Palmdale Haunter said:


> Don't do it....
> You can buy real pneumatic cylinders for under $20 and valves for under $10 on eBay...
> You will spend more time, money, and energy trying to reinvent something that is made better and works perfect every time.... I know I spent almost $100 over 2 seasons trying to do this with hardware store parts.
> Buy the real thing...


I totally agree with this advice, although not so much on the price part. I mean, the price of the cylinders are relative to their size.

The most important thing to take in consideration is safety. You don't want anyone to get hurt, so the best bet would to use the right parts for your prop.

Depending on what you're trying to build, I personally like to stick to 3/4" or 1 1/16" bore cylinders with stroke lengths of 3" and up. Again, it depends on what you're building. Generally, I prefer the 1 1/16" bore because of the power rating.

The next size up cylinders that are good are the 1 1/2" and 2" cylinders. Those are good for heavy props.

As for the power rating, the larger the bore the more weight it can move at a given line pressure (PSI). But you have to take in consideration that the larger the bore and stroke, then the larger the volume so you need an adequate compressor, pressure regulators, air lines, fittings, solenoids, speed control valves (I prefer the ones on the solenoid), and possibly mounting hardware, rod ends or yokes.
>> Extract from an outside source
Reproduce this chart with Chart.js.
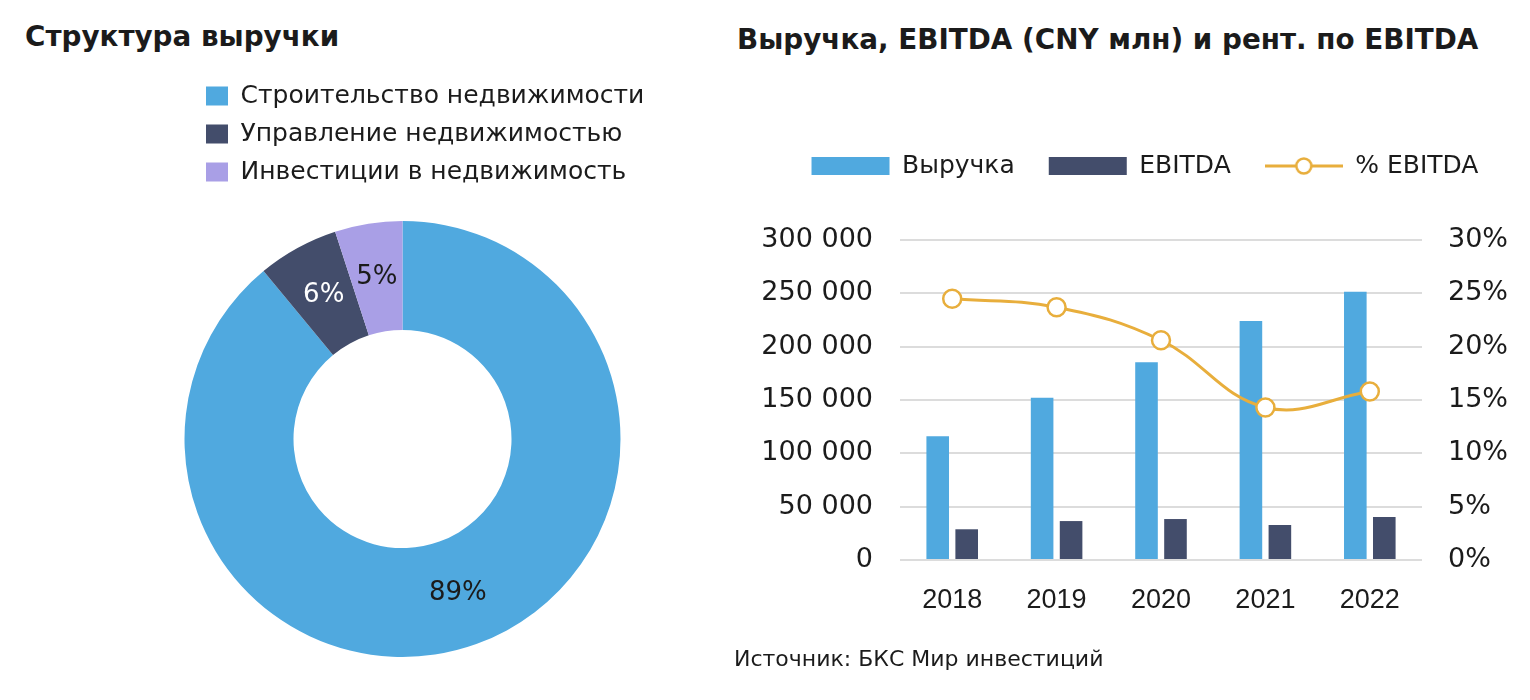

It sounds like quite a bit, but if you like building things that can move, it's the most fun you can have.

Oh, I forgot to add that you'll also need a controller to control it all. LOL Also, I like to stick to 12v (DC) or 120v (AC) 5 way solenoids for double acting cylinders.

That reminds me... There's single acting and double acting cylinders. The double acting gives you power going both out and back in. The single acting gives you power going out, or in if it's a reverse acting model. The way, the single acting cylinders retract is with a spring inside the cylinder.
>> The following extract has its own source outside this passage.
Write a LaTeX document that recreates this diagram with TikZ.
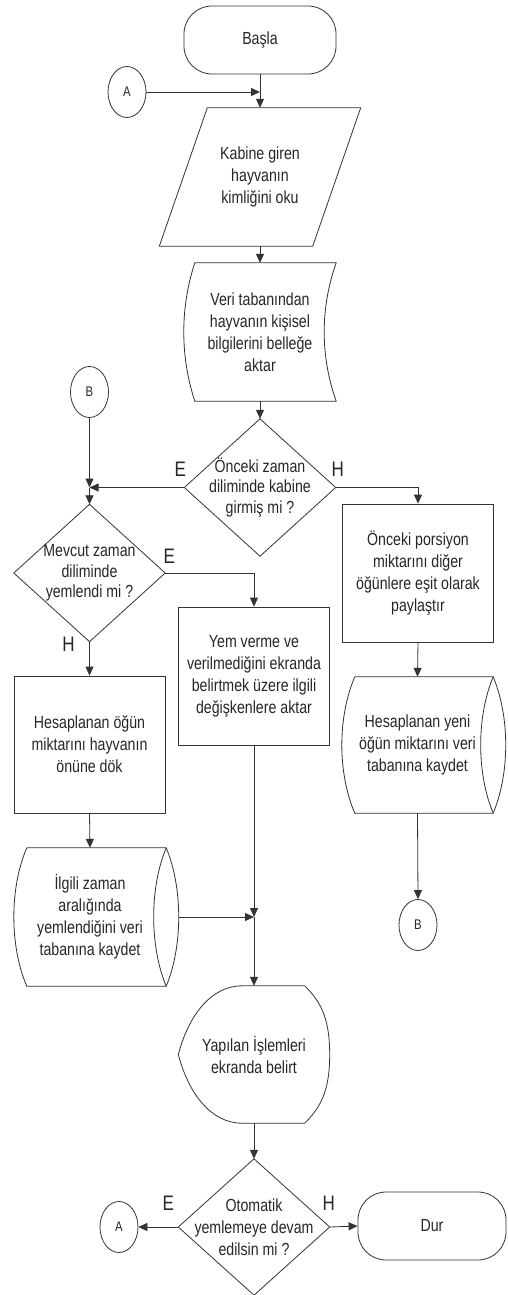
\documentclass[tikz,border=0pt]{standalone}
\usepackage{fontspec}
\setmainfont{Liberation Sans}[FakeStretch=0.81]
\usetikzlibrary{arrows.meta,positioning,calc,shapes.geometric}
\tikzset{
  ok/.style={-{Triangle[length=9pt,width=8pt]}},
  cizgi/.style={draw=black!80,line width=0.8pt},
  bos/.style={minimum width=151pt,minimum height=138pt,inner sep=0pt,align=center},
  kutu/.style={bos,cizgi},
  karar/.style={bos,minimum height=137pt,font=\fontsize{17.5}{20.5}\selectfont},
  uc/.style={cizgi,rounded corners=28pt,minimum width=152pt,minimum height=68pt,inner sep=0pt},
  bag/.style={cizgi,ellipse,minimum width=38pt,minimum height=51pt,inner sep=0pt,font=\fontsize{14}{16}\selectfont},
  eh/.style={font=\fontsize{21}{24}\selectfont},
}

\begin{document}
\begin{tikzpicture}[x=1pt,y=-1pt,font=\fontsize{17.5}{22}\selectfont,text=black!85]
  \useasboundingbox (0,0) rectangle (507,1295);
  % ust kisim
  \node[uc] (basla) at (260,40) {Başla};
  \node[bag] (a1) at (127,92) {A};
  \node[bos,minimum width=153pt] (kimlik) at (260,177) {Kabine giren\\hayvanın\\kimliğini oku};
  \draw[cizgi] ($(kimlik.north west)+(24,0)$) -- ($(kimlik.north east)+(24,0)$) -- ($(kimlik.south east)+(-24,0)$) -- ($(kimlik.south west)+(-24,0)$) -- cycle;
  \node[bos,minimum width=152pt] (aktar) at (260,332) {Veri tabanından\\hayvanın kişisel\\bilgilerini belleğe\\aktar};
  \draw[cizgi] ($(aktar.north west)+(11,0)$) -- (aktar.north east) .. controls +(-16,45) and +(-16,-45) .. (aktar.south east) -- ($(aktar.south west)+(11,0)$) .. controls +(-14.7,-45) and +(-14.7,45) .. ($(aktar.north west)+(11,0)$);
  \node[karar] (k1) at (260,487.5) {Önceki zaman\\diliminde kabine\\girmiş mi ?};
  \draw[cizgi] (k1.north) -- (k1.east) -- (k1.south) -- (k1.west) -- cycle;
  \node[eh] (e1) at ($(k1.west)+(-4,-18)$) {E};
  \node[eh] (h1) at ($(k1.east)+(2,-18)$) {H};
  % sol kol
  \node[bag] (b1) at (89.5,392) {B};
  \node[karar] (k2) at (89.5,573) {Mevcut zaman\\diliminde\\yemlendi mi ?};
  \draw[cizgi] (k2.north) -- (k2.east) -- (k2.south) -- (k2.west) -- cycle;
  \node[eh] (e2) at ($(k2.east)+(4,-17)$) {E};
  \node[eh] (h2) at ($(k2.south)+(-21,3)$) {H};
  \node[kutu,minimum height=137pt] (dok) at (89.5,744.5) {Hesaplanan öğün\\miktarını hayvanın\\önüne dök};
  \node[bos,minimum width=152pt] (kay1) at (90,917) {İlgili zaman\\aralığında\\yemlendiğini veri\\tabanına kaydet};
  \draw[cizgi] ($(kay1.north west)+(13,0)$) -- (kay1.north east) .. controls +(16.7,40) and +(16.7,-40) .. (kay1.south east) -- ($(kay1.south west)+(13,0)$) .. controls +(-17.3,-40) and +(-17.3,40) .. ($(kay1.north west)+(13,0)$);
  \draw[cizgi] (kay1.north east) .. controls +(-16.7,40) and +(-16.7,-40) .. (kay1.south east);
  \coordinate (kay1sag) at ($(kay1.east)+(12.5,0)$);
  % orta kol
  \node[kutu] (yemver) at (254,676) {Yem verme ve\\verilmediğini ekranda\\belirtmek üzere ilgili\\değişkenlere aktar};
  \node[bos,minimum height=137pt] (ekran) at (254,1054.5) {Yapılan İşlemleri\\ekranda belirt};
  \draw[cizgi] ($(ekran.north west)+(64,0)$) -- ($(ekran.north east)+(-25,0)$) .. controls +(15,15) and +(0,-38) .. (ekran.east) .. controls +(0,38) and +(15,-15) .. ($(ekran.south east)+(-25,0)$) -- ($(ekran.south west)+(64,0)$) .. controls +(-32,0) and +(10,38) .. (ekran.west) .. controls +(10,-38) and +(-32,0) .. ($(ekran.north west)+(64,0)$);
  % sag kol
  \node[kutu] (pors) at (418,573) {Önceki porsiyon\\miktarını diğer\\öğünlere eşit olarak\\paylaştır};
  \node[bos,minimum width=151pt,minimum height=136pt] (kay2) at (417.5,745) {Hesaplanan yeni\\öğün miktarını veri\\tabanına kaydet};
  \draw[cizgi] ($(kay2.north west)+(13,0)$) -- (kay2.north east) .. controls +(16.7,40) and +(16.7,-40) .. (kay2.south east) -- ($(kay2.south west)+(13,0)$) .. controls +(-17.3,-40) and +(-17.3,40) .. ($(kay2.north west)+(13,0)$);
  \draw[cizgi] (kay2.north east) .. controls +(-16.7,40) and +(-16.7,-40) .. (kay2.south east);
  \node[bag] (b2) at (418,925) {B};
  % alt kisim
  \node[bos,minimum height=136pt] (k3) at (254,1227) {Otomatik\\yemlemeye devam\\edilsin mi ?};
  \draw[cizgi] (k3.north) -- (k3.east) -- (k3.south) -- (k3.west) -- cycle;
  \node[eh] (e3) at ($(k3.west)+(-10,-24)$) {E};
  \node[eh] (h3) at ($(k3.east)+(-1,-24)$) {H};
  \node[bag] (a2) at (119,1227) {A};
  \node[uc,minimum width=148pt] (dur) at (432,1226) {Dur};
  % baglantilar
  \draw[cizgi,ok] (basla.south) -- (kimlik.north);
  \draw[cizgi,ok] (a1.east) -- (a1 -| basla.south);
  \draw[cizgi,ok] (kimlik.south) -- (aktar.north);
  \draw[cizgi,ok] (aktar.south) -- (k1.north);
  \coordinate (kavs1) at (b1 |- k1.west);
  \draw[cizgi,ok] (k1.west) -- (kavs1);
  \draw[cizgi,ok] (b1.south) -- (kavs1);
  \draw[cizgi,ok] (kavs1) -- (k2.north);
  \draw[cizgi,ok] (k1.east) -| (pors.north);
  \draw[cizgi,ok] (k2.east) -| (yemver.north);
  \draw[cizgi,ok] (k2.south) -- (dok.north);
  \draw[cizgi,ok] (dok.south) -- (kay1.north);
  \draw[cizgi,ok] (pors.south) -- (kay2.north);
  \draw[cizgi,ok] (kay2.south) -- (b2.north);
  \coordinate (kavs2) at (yemver.south |- kay1.east);
  \draw[cizgi,ok] (yemver.south) -- (kavs2);
  \draw[cizgi,ok] (kay1sag) -- (kavs2);
  \draw[cizgi,ok] (kavs2) -- (ekran.north);
  \draw[cizgi,ok] (ekran.south) -- (k3.north);
  \draw[cizgi,ok] (k3.west) -- (a2.east);
  \draw[cizgi,ok] (k3.east) -- (dur.west);
\end{tikzpicture}
\end{document}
Anyway, it's fun! The hard part is coming up with the mechanisms and linkages to put the cylinder action, well, into action.


----------



## GhoulishCop (Sep 25, 2009)

I think the homemade cylinder and ram was a good idea when real cylinders were much more expensive, but now when a simply door closer can go for $10 or $15 at Home Depot and then you need to buy all the other fittings and have to jerry-rig the system to get it to work, it becomes far more economical to buy the real thing.

I know I've discussed this before on the forums, but I think the safety concerns with PVC are overblown. Yes, in very cold temps it can become brittle, but there's hardly ever been such a catastrophic failure of homemade system, most likely because though the systems are operating under pressure, it's relatively low pressure.

PVC cylinders and rams have a long history of safe use in home haunts, but the days when it was necessary to hack such a setup are long gone. Most cylinders needed for our props can be had for anywhere from $20-$30, which is about what all the parts needed would cost if you wanted to build it yourself. Even if it comes out a few dollars more in the end, then you can factor in the peace of mind you'll have that it would become a fragment grenade in your haunt.

Just my thoughts on the issue, because I looked into the issue too and ultimately decided it was actually more cost effective to buy a real cylinder than make one.

Cheers,
Rich


----------



## hauntedyards (Mar 24, 2005)

Joe_31st said:


> I totally agree with this advice, although not so much on the price part. I mean, the price of the cylinders are relative to their size.


I got 3! 36" bimba cylinders for under $50. Just gotta find the deals in the off season. Buy them when you don't need them and then think of props to use them for. I spend more on air fittings and rod clevis' than the cylinders themselves. I have over 40 cylinders right now rotary ones are the hardest to get I find. I don't recommend ever using PVC with air around people who might sue you.... lol There are some great industrial resellers on Ebay... save em to your favourites!

There are uses for all sizes just depends on the movement you want. PVC or screen door closer wouldn't replace any of these...


----------



## Joe_31st (Aug 20, 2013)

hauntedyards said:


> I got 3! 36" bimba cylinders for under $50. Just gotta find the deals in the off season. Buy them when you don't need them and then think of props to use them for. I spend more on air fittings and rod clevis' than the cylinders themselves. I have over 40 cylinders right now rotary ones are the hardest to get I find. I don't recommend ever using PVC with air around people who might sue you.... lol There are some great industrial resellers on Ebay... save em to your favourites!
> 
> There are uses for all sizes just depends on the movement you want. PVC or screen door closer wouldn't replace any of these...


Holy crap, that was an excellent deal! I'm jealous!


----------